My A levels passed with a lot of stress and tears. Afterwards I began to feel a bit better, I put my mind into my job and just took every day as it came, completing little tasks in order to feel motivated. Simple things like showering, brushing my teeth and putting clothes on became a regulated chore that needed checking on. Eating and drinking became an endless source of arguments in my family as I wouldn’t eat for days and then binge eat on others. Slowly I improved, leaving the house more and meeting a friend once a week to check in. I would also walk the dog and go on a few runs to blow off some steam. These things helped in the short term, but I still felt the same in the long. I self-harmed again, using an iron to burn the skin on my forearm because I felt like I was just hurting my family by constantly being stroppy and upset. Picking fights with my sister for no reason and getting upset at my parents for the most trivial things made it harder for me to cope with what was going on in my head as I felt I had pushed everyone away from me.

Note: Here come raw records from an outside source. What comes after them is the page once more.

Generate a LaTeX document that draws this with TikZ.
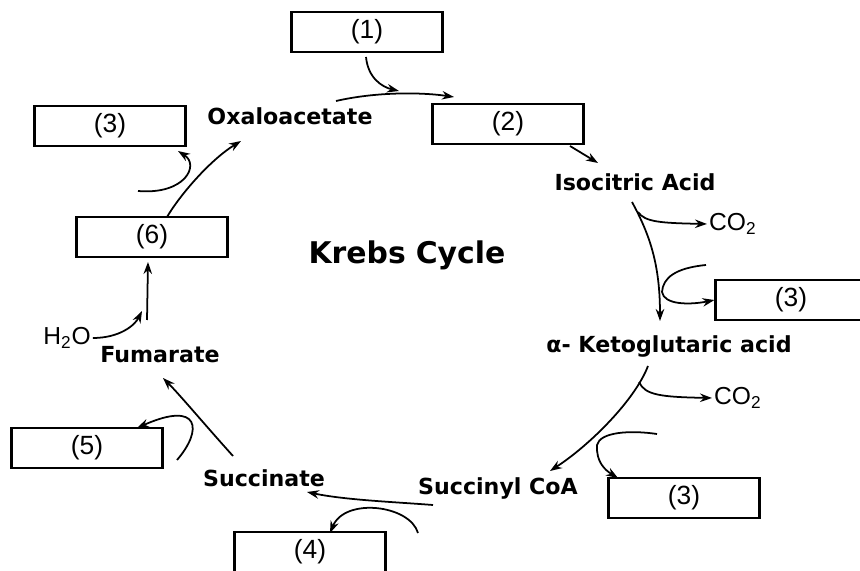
\documentclass[tikz,border=0pt]{standalone}
\usepackage{fontspec}
\setmainfont{Liberation Sans}
\newfontfamily\chemfont{DejaVu Sans}
\usetikzlibrary{arrows.meta}

\begin{document}
\begin{tikzpicture}[x=0.02cm, y=-0.02cm,
        box/.style={draw, line width=1.2pt, minimum width=3.02cm, minimum height=0.8cm, font=\fontsize{15}{17}\selectfont},
        chem/.style={font=\chemfont\bfseries\fontsize{12.6}{14}\selectfont, inner sep=1pt},
        small/.style={font=\fontsize{14}{16}\selectfont, inner sep=1pt},
        arr/.style={->, >={Stealth[length=2.4mm, width=1.7mm]}, line width=1pt}]
        \useasboundingbox (0,0) rectangle (860,571);

        \node[box] (b1) at (367,32) {(1)};
        \node[box] (b2) at (508,124) {(2)};
        \node[box] (b3tl) at (110,126) {(3)};
        \node[box] (b6) at (152,237) {(6)};
        \node[box] (b3r) at (791,300) {(3)};
        \node[box] (b5) at (87,448) {(5)};
        \node[box] (b4) at (310,552) {(4)};
        \node[box] (b3b) at (684,498) {(3)};

        \node[chem] (ox) at (290,116) {Oxaloacetate};
        \node[chem] (iso) at (635,182) {Isocitric Acid};
        \node[chem, font=\chemfont\bfseries\fontsize{17}{20}\selectfont] (krebs) at (407,255) {Krebs\,\,Cycle};
        \node[chem] (ak) at (669,346) {α- Ketoglutaric acid};
        \node[chem] (sc) at (498,488) {Succinyl CoA};
        \node[chem] (suc) at (264,478) {Succinate};
        \node[chem] (fum) at (160,355) {Fumarate};
        \node[small] (h2o) at (67,338) {H\textsubscript{2}O};
        \node[small, anchor=west] (co2top) at (707,224) {CO\textsubscript{2}};
        \node[small, anchor=west] (co2mid) at (712,398) {CO\textsubscript{2}};

        \coordinate (oxout) at (336,101);
        \coordinate (cin) at (454,97);
        \coordinate (acin) at (366,57);
        \coordinate (acjoin) at (399,91);
        \coordinate (citout) at (570,146);
        \coordinate (isoin) at (598,163);
        \coordinate (isoout) at (632,202);
        \coordinate (akin) at (660,321);
        \coordinate (co2topout) at (638,212);
        \coordinate (nadtop) at (706,265);
        \coordinate (akout) at (648,366);
        \coordinate (scin) at (550,471);
        \coordinate (co2midout) at (639,382);
        \coordinate (nadmid) at (657,434);
        \coordinate (b3bin) at (618,478);
        \coordinate (scout) at (433,505);
        \coordinate (sucin) at (307,492);
        \coordinate (gdpin) at (418,533);
        \coordinate (b4in) at (330,533);
        \coordinate (sucout) at (233,456);
        \coordinate (fumin) at (163,378);
        \coordinate (fadin) at (177,460);
        \coordinate (b5in) at (137,428);
        \coordinate (fumout) at (147,320);
        \coordinate (b6in) at (148,262);
        \coordinate (h2oin) at (142,311);
        \coordinate (b6out) at (167,217);
        \coordinate (oxin) at (241,141);
        \coordinate (nadbot) at (138,191);
        \coordinate (b3tlin) at (178,151);

        \draw[arr] (oxout) .. controls (375,92) and (420,92) .. (cin);
        \draw[arr] (acin) .. controls (368,78) and (382,87) .. (acjoin);
        \draw[arr] (citout) -- (isoin);
        \draw[arr] (isoout) .. controls (650,235) and (660,265) .. (akin);
        \draw[arr] (co2topout) .. controls (645,222) and (660,223) .. (co2top.west);
        \draw[arr] (nadtop) .. controls (675,268) and (663,278) .. (662,292) .. controls (664,305) and (690,305) .. (b3r.west);
        \draw[arr] (akout) .. controls (635,400) and (590,445) .. (scin);
        \draw[arr] (co2midout) .. controls (645,395) and (660,397) .. (co2mid.west);
        \draw[arr] (nadmid) .. controls (630,430) and (600,432) .. (597,445) .. controls (596,462) and (605,470) .. (b3bin);
        \draw[arr] (scout) .. controls (395,502) and (345,500) .. (sucin);
        \draw[arr] (gdpin) .. controls (410,505) and (345,497) .. (b4in);
        \draw[arr] (sucout) .. controls (205,425) and (180,395) .. (fumin);
        \draw[arr] (fadin) .. controls (203,430) and (200,400) .. (b5in);
        \draw[arr] (fumout) -- (b6in);
        \draw[arr] (h2o.east) .. controls (120,338) and (135,325) .. (h2oin);
        \draw[arr] (b6out) .. controls (180,195) and (210,160) .. (oxin);
        \draw[arr] (nadbot) .. controls (185,195) and (200,165) .. (b3tlin);
    \end{tikzpicture}
\end{document}
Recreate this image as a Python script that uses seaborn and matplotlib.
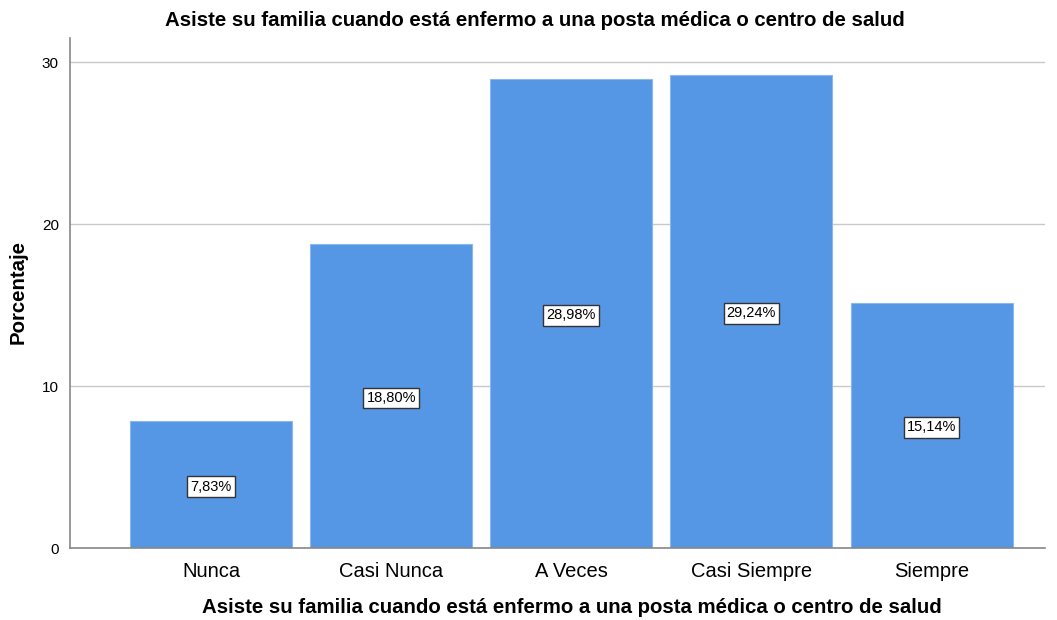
import matplotlib
matplotlib.use("Agg")
import matplotlib.pyplot as plt
import matplotlib.transforms as mtransforms
import seaborn as sns
import pandas as pd

categories = ["Nunca", "Casi Nunca", "A Veces", "Casi Siempre", "Siempre"]
values = [7.83, 18.80, 28.98, 29.24, 15.14]
labels = ["7,83%", "18,80%", "28,98%", "29,24%", "15,14%"]
title = "Asiste su familia cuando está enfermo a una posta médica o centro de salud"

sns.set_theme(style="white")
plt.rcParams['font.family'] = ['Liberation Sans', 'DejaVu Sans']
plt.rcParams['text.color'] = 'black'
plt.rcParams['axes.labelcolor'] = 'black'
plt.rcParams['xtick.color'] = 'black'
plt.rcParams['ytick.color'] = 'black'

df = pd.DataFrame({"cat": categories, "val": values})
fig = plt.figure(figsize=(10.57, 6.2), dpi=100)
ax = fig.add_axes([0.0662, 0.1161, 0.9225, 0.8226])
ax.set_axisbelow(True)
ax.yaxis.grid(True, color="#c8c8c8", linewidth=1)
sns.barplot(data=df, x="cat", y="val", color="#5596e5", saturation=1, width=0.9,
            edgecolor="#8ab8ee", linewidth=0.8, ax=ax)
off = mtransforms.offset_copy(ax.transData, fig=fig, x=0, y=-2, units="dots")
for i, (v, lab) in enumerate(zip(values, labels)):
    ax.text(i, v / 2, lab, ha="center", va="center", fontsize=10.5, color="black",
            transform=off,
            bbox=dict(boxstyle="square,pad=0.22", facecolor="white", edgecolor="#333333", linewidth=1))
ax.set_xlim(-0.783, 4.63)
ax.set_ylim(0, 31.5)
ax.set_yticks([0, 10, 20, 30])
ax.tick_params(axis="y", labelsize=11, length=0, pad=8)
ax.tick_params(axis="x", labelsize=14.5, length=0, pad=10)
for s in ["top", "right"]:
    ax.spines[s].set_visible(False)
for s in ["left", "bottom"]:
    ax.spines[s].set_color("#888888")
    ax.spines[s].set_linewidth(1.2)
ax.set_xlabel(title, fontsize=14.7, fontweight="bold")
ax.xaxis.set_label_coords(0.515, -0.1176)
ax.xaxis.label.set_va("center")
ax.set_ylabel("Porcentaje", fontsize=14.7, fontweight="bold")
ax.yaxis.set_label_coords(-0.0533, 0.502)
ax.yaxis.label.set_va("center")
fig.suptitle(title, x=535 / 1057, y=1 - 20 / 620, va="center", ha="center",
             fontsize=14.7, fontweight="bold")
fig.savefig("out.png", dpi=100)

On results day, I found out at 0745 in the morning that I had got into my first choice university. I had got my first choice accommodation and I was on the course I wanted to be on. I was excited and relieved that I had actually managed to do it and I was still alive.
I’m now one week into my university experience and, although it hasn’t been an easy ride, it is going ok so far. Despite tears and anger, I’ve used self-harm prevention techniques (removing anything sharp from my room) in order to prevent relapse. I am still on all the same drugs and probably will be throughout my university experience. I’m also in touch regularly with several mentors, mental health advisors and doctors in order to make sure I stay on an even keel which is really helping. Sometimes, especially during Freshers’ Week, I feel a bit left out of events, as I am unable to drink due to the drugs. However, I’ve found solace with a flatmate who is in the same position. We watch movies together, plan day trips and regularly check on each other to make sure that we are okay. Having support like this is essential at university and I am so glad I have found it early on. My boyfriend is also at the same university so he checks in with me every day, so, along with the phoning home and arranged visits between me and my family, I am fully boosted by people around me.
If I’ve learnt anything, it’s that having a goal is an important thing to think about whilst having anxiety and depression. However, remembering that it is okay not to achieve that goal straight away is the most important thing. Be patient and be kind to yourself. Things take time and that’s okay, just keep holding in there. I shall leave on my boyfriend’s favourite saying “everything will be okay in the end, if it’s not okay then it’s not the end”.